Job: All lines featuring the string "this" are to be listed.

Data section:

** Begin **

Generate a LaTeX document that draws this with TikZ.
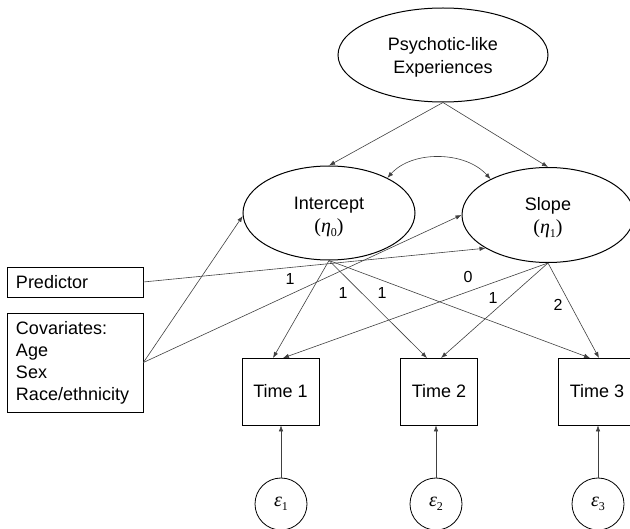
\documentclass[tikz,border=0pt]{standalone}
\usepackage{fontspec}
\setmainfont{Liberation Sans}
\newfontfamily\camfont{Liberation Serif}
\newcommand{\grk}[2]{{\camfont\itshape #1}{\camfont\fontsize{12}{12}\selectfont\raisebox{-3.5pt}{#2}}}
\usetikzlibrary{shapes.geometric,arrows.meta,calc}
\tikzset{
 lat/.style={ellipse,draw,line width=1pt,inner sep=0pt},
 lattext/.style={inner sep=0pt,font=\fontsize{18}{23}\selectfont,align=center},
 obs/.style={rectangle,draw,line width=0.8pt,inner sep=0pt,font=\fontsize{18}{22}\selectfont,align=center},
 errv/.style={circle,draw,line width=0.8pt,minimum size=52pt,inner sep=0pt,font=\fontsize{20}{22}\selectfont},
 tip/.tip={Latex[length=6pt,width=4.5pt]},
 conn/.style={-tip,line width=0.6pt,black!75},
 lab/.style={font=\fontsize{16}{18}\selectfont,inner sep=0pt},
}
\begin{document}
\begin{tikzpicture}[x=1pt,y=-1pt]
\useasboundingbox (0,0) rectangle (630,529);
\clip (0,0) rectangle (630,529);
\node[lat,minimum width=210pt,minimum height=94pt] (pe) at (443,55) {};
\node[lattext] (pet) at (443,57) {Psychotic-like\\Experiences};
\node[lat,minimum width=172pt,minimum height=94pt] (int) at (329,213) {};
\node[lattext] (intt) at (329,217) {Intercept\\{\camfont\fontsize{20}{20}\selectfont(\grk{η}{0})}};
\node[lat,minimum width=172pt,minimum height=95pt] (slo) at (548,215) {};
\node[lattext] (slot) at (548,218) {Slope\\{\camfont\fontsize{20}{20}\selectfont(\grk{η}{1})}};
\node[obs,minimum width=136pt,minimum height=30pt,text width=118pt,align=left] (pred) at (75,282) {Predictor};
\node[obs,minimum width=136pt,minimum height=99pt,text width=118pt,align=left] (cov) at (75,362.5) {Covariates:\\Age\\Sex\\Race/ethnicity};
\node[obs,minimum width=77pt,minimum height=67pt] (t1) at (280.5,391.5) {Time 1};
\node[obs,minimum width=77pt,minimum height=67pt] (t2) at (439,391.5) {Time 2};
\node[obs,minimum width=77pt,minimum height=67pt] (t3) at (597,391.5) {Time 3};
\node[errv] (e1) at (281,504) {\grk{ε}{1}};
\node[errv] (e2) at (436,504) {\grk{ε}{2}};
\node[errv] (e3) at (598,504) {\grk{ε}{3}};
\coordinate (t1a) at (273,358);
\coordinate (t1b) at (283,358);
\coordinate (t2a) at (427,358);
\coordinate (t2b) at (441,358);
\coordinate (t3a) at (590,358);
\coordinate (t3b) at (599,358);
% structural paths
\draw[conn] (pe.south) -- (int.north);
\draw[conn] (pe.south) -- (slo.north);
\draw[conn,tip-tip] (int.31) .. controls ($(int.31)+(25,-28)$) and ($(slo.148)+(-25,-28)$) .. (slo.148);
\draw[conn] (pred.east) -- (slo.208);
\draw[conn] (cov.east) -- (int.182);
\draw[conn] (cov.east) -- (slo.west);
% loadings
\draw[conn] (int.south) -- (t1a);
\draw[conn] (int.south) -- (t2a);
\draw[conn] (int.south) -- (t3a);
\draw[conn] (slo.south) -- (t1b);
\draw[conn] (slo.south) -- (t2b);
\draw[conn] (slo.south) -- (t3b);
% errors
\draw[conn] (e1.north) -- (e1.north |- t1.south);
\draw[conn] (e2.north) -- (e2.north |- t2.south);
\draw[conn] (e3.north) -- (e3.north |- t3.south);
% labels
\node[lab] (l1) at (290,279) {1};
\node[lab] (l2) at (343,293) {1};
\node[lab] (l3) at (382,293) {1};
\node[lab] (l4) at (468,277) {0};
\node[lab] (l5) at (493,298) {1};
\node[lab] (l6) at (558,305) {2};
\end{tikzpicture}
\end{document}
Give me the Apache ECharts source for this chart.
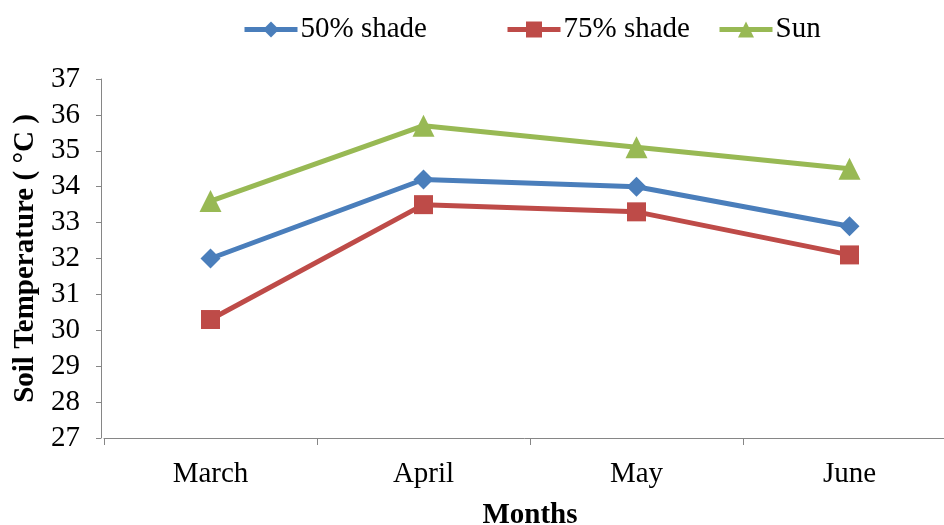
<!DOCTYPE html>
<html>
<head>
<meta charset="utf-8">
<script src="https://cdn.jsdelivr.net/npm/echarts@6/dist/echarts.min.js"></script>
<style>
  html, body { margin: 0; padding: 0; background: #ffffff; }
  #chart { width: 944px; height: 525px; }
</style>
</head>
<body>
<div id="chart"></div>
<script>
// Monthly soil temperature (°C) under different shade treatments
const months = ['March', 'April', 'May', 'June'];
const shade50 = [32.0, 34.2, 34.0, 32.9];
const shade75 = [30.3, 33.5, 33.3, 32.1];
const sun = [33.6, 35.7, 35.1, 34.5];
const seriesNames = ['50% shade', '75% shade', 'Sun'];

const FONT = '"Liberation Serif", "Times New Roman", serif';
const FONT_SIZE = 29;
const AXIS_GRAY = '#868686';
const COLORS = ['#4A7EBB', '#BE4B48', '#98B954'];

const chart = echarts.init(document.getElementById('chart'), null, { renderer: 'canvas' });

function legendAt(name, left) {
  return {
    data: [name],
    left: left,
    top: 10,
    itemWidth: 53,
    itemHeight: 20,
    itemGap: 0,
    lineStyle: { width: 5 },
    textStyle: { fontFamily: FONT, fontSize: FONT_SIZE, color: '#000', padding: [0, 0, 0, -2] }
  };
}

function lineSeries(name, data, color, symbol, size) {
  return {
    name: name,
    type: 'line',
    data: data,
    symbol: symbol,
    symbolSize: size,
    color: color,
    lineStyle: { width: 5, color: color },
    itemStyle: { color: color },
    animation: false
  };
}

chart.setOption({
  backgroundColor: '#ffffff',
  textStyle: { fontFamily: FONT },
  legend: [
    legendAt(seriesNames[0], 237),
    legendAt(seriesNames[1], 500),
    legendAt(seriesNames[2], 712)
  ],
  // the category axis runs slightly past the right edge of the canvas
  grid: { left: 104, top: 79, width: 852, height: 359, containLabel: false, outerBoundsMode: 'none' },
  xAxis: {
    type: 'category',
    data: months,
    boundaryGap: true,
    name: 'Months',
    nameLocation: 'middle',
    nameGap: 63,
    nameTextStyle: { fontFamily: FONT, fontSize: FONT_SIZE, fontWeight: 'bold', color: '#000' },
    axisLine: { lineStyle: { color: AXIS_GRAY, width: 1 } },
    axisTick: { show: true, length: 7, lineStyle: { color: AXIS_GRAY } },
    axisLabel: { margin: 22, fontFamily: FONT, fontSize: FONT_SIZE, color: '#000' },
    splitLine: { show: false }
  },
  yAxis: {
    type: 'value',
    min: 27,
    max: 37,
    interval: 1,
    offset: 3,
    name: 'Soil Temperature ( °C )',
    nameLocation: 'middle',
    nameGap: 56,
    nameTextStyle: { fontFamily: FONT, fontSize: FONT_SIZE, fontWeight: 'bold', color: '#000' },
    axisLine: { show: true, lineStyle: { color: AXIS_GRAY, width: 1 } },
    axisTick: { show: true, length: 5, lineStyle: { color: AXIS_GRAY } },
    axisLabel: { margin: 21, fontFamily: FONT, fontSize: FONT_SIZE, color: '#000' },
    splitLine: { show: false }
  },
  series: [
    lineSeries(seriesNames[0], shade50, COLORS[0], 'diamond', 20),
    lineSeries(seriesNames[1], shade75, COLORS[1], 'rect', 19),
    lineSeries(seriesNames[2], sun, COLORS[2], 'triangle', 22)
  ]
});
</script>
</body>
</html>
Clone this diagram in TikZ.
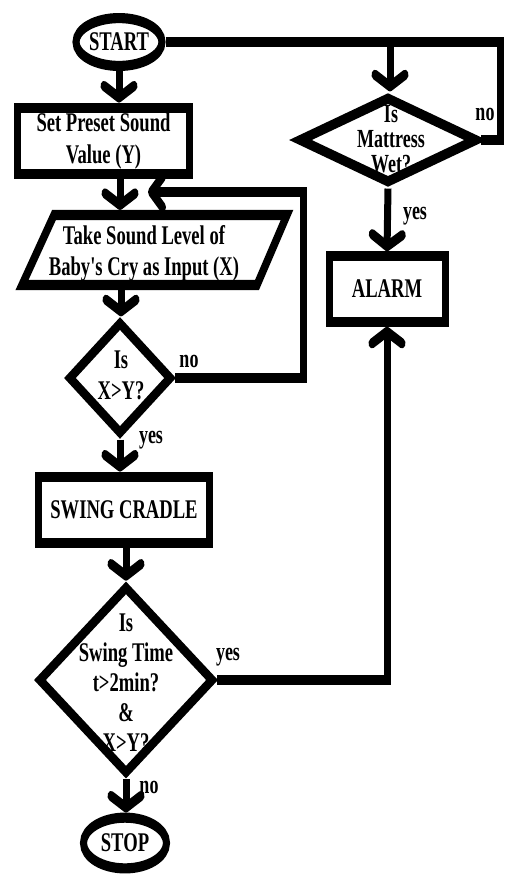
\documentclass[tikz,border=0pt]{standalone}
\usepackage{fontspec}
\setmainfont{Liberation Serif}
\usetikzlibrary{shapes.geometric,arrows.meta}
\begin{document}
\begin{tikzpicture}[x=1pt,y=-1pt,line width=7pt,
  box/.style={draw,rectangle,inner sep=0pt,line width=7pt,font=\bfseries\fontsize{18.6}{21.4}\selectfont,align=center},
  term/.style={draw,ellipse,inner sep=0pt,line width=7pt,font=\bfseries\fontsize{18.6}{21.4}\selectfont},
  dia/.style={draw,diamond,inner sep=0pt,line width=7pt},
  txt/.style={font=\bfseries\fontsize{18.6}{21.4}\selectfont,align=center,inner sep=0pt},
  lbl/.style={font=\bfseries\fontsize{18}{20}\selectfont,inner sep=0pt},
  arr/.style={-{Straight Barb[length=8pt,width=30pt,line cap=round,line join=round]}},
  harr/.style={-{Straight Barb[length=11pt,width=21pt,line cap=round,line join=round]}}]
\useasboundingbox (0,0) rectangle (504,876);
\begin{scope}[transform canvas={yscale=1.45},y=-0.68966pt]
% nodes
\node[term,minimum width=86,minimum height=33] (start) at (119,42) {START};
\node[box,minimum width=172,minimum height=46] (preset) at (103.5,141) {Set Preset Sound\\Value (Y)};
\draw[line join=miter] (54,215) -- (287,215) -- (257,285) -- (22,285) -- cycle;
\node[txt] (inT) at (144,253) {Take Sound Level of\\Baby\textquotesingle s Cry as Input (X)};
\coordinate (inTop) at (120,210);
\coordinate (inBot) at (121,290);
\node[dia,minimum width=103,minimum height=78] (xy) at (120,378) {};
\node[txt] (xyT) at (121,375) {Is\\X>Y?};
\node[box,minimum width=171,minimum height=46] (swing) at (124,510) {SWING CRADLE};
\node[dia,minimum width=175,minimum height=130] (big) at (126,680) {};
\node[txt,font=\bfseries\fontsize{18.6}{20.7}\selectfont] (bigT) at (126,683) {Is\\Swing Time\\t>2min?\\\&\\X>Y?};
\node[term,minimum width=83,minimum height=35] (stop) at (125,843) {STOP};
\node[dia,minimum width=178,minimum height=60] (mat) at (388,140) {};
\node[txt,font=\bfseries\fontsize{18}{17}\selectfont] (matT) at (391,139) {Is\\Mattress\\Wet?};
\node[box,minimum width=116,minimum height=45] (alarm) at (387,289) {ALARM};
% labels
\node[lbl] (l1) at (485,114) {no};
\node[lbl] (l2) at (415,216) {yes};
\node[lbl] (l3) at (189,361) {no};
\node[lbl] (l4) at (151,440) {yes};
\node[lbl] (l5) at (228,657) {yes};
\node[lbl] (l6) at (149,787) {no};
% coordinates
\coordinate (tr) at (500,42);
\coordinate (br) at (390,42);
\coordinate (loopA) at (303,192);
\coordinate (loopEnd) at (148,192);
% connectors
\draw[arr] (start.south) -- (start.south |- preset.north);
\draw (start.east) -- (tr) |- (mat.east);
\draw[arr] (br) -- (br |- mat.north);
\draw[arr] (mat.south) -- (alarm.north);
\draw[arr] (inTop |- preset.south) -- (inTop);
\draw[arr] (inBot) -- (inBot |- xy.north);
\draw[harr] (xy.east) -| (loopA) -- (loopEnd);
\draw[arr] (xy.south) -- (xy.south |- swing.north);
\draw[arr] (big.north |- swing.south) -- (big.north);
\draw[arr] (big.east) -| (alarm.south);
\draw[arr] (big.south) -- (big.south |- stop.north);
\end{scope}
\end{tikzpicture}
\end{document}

** End **

Final answer:
Generate a LaTeX document that draws this with TikZ.
Give me the Apache ECharts source for this chart.
Clone this diagram in TikZ.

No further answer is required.